#### Given data ####

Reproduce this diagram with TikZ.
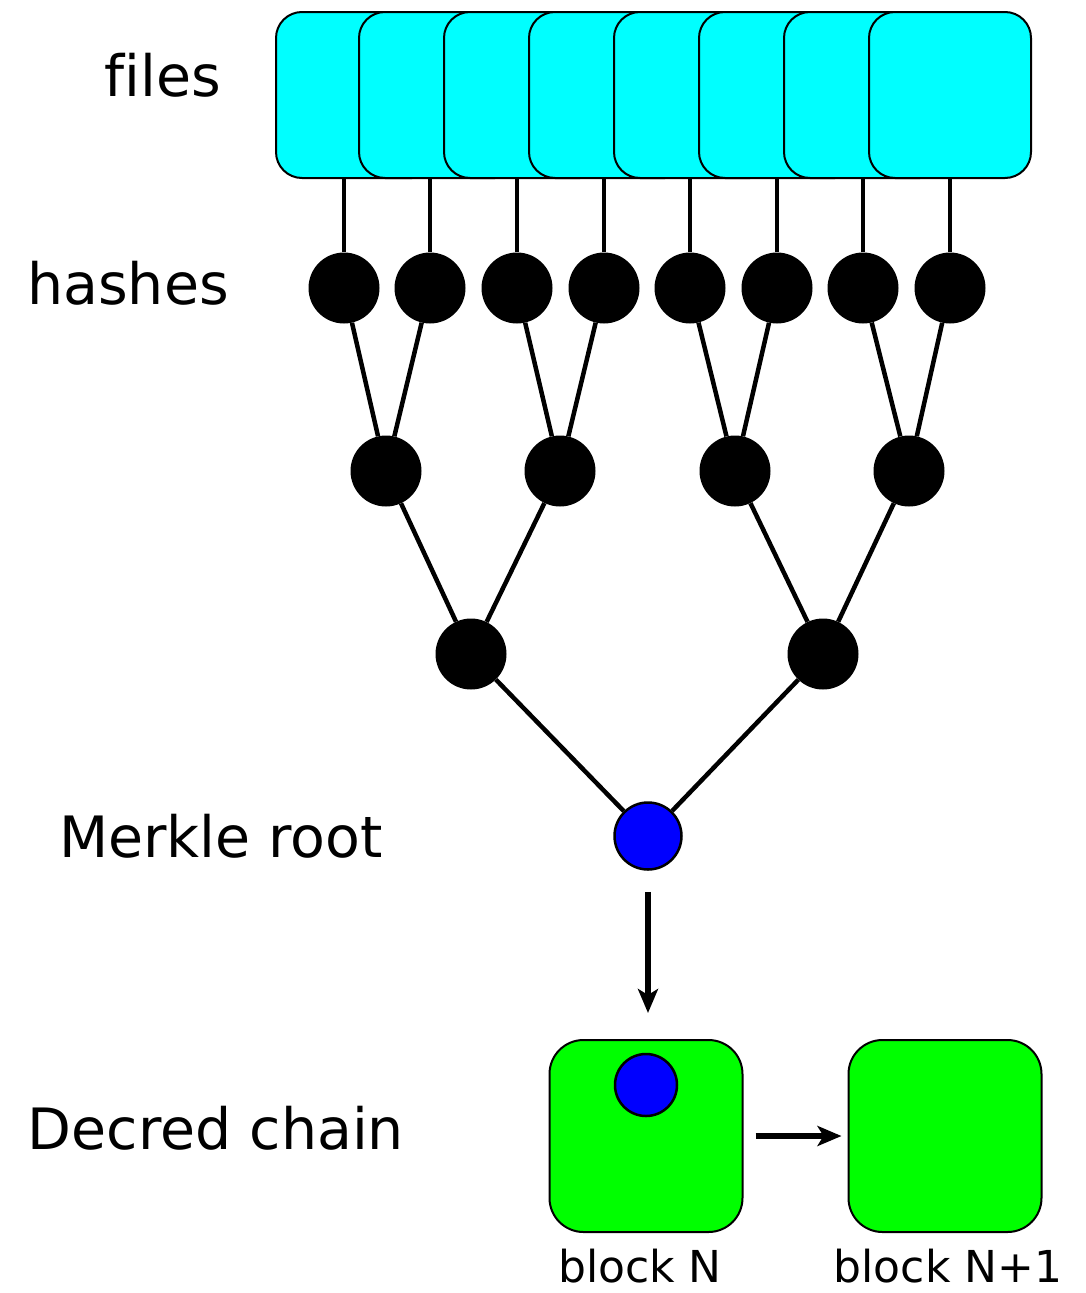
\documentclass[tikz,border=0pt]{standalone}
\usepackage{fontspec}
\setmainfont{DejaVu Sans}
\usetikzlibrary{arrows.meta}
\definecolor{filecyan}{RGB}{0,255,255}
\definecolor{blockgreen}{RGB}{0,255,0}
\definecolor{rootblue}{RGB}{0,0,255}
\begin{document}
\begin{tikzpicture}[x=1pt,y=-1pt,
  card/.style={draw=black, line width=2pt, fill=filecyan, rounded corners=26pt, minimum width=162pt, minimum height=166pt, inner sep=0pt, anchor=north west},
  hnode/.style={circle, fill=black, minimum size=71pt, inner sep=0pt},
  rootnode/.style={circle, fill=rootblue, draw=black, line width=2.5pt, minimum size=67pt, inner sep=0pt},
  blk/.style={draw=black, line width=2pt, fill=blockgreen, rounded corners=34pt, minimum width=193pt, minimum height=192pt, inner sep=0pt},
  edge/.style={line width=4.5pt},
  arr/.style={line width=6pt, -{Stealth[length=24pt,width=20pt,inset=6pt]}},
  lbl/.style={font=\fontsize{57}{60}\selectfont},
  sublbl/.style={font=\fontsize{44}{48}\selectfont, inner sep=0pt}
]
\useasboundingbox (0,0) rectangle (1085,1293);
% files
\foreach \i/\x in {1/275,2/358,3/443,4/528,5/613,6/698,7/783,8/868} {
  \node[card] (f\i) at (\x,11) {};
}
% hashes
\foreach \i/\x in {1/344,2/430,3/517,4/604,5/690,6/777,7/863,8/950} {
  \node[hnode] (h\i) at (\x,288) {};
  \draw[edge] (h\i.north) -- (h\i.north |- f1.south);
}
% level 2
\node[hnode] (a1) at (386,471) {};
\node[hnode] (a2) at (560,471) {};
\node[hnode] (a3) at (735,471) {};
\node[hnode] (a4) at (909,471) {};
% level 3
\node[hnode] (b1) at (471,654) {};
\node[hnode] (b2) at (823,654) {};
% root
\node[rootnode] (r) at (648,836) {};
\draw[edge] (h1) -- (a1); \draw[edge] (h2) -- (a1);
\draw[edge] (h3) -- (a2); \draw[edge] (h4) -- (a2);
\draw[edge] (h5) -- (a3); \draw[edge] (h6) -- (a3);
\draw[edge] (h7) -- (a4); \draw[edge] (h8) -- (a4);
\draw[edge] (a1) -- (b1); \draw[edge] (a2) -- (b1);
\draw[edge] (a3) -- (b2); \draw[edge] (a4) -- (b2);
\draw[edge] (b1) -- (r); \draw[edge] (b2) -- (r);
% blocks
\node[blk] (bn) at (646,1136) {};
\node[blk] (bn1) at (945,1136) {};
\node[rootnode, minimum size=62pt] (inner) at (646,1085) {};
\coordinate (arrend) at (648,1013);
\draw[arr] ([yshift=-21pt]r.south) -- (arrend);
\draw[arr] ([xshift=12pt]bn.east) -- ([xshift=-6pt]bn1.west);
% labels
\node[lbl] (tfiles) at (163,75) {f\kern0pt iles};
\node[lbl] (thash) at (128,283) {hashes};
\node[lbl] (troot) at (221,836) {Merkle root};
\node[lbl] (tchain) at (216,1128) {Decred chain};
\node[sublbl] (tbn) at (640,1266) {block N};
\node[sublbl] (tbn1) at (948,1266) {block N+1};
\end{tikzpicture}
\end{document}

####

__Exercise__.
Reproduce all of the data exactly; the pictures do not belong in the copy.

__Completed exercise__.
Reproduce this diagram with TikZ.
\documentclass[tikz,border=0pt]{standalone}
\usepackage{fontspec}
\setmainfont{DejaVu Sans}
\usetikzlibrary{arrows.meta}
\definecolor{filecyan}{RGB}{0,255,255}
\definecolor{blockgreen}{RGB}{0,255,0}
\definecolor{rootblue}{RGB}{0,0,255}
\begin{document}
\begin{tikzpicture}[x=1pt,y=-1pt,
  card/.style={draw=black, line width=2pt, fill=filecyan, rounded corners=26pt, minimum width=162pt, minimum height=166pt, inner sep=0pt, anchor=north west},
  hnode/.style={circle, fill=black, minimum size=71pt, inner sep=0pt},
  rootnode/.style={circle, fill=rootblue, draw=black, line width=2.5pt, minimum size=67pt, inner sep=0pt},
  blk/.style={draw=black, line width=2pt, fill=blockgreen, rounded corners=34pt, minimum width=193pt, minimum height=192pt, inner sep=0pt},
  edge/.style={line width=4.5pt},
  arr/.style={line width=6pt, -{Stealth[length=24pt,width=20pt,inset=6pt]}},
  lbl/.style={font=\fontsize{57}{60}\selectfont},
  sublbl/.style={font=\fontsize{44}{48}\selectfont, inner sep=0pt}
]
\useasboundingbox (0,0) rectangle (1085,1293);
% files
\foreach \i/\x in {1/275,2/358,3/443,4/528,5/613,6/698,7/783,8/868} {
  \node[card] (f\i) at (\x,11) {};
}
% hashes
\foreach \i/\x in {1/344,2/430,3/517,4/604,5/690,6/777,7/863,8/950} {
  \node[hnode] (h\i) at (\x,288) {};
  \draw[edge] (h\i.north) -- (h\i.north |- f1.south);
}
% level 2
\node[hnode] (a1) at (386,471) {};
\node[hnode] (a2) at (560,471) {};
\node[hnode] (a3) at (735,471) {};
\node[hnode] (a4) at (909,471) {};
% level 3
\node[hnode] (b1) at (471,654) {};
\node[hnode] (b2) at (823,654) {};
% root
\node[rootnode] (r) at (648,836) {};
\draw[edge] (h1) -- (a1); \draw[edge] (h2) -- (a1);
\draw[edge] (h3) -- (a2); \draw[edge] (h4) -- (a2);
\draw[edge] (h5) -- (a3); \draw[edge] (h6) -- (a3);
\draw[edge] (h7) -- (a4); \draw[edge] (h8) -- (a4);
\draw[edge] (a1) -- (b1); \draw[edge] (a2) -- (b1);
\draw[edge] (a3) -- (b2); \draw[edge] (a4) -- (b2);
\draw[edge] (b1) -- (r); \draw[edge] (b2) -- (r);
% blocks
\node[blk] (bn) at (646,1136) {};
\node[blk] (bn1) at (945,1136) {};
\node[rootnode, minimum size=62pt] (inner) at (646,1085) {};
\coordinate (arrend) at (648,1013);
\draw[arr] ([yshift=-21pt]r.south) -- (arrend);
\draw[arr] ([xshift=12pt]bn.east) -- ([xshift=-6pt]bn1.west);
% labels
\node[lbl] (tfiles) at (163,75) {f\kern0pt iles};
\node[lbl] (thash) at (128,283) {hashes};
\node[lbl] (troot) at (221,836) {Merkle root};
\node[lbl] (tchain) at (216,1128) {Decred chain};
\node[sublbl] (tbn) at (640,1266) {block N};
\node[sublbl] (tbn1) at (948,1266) {block N+1};
\end{tikzpicture}
\end{document}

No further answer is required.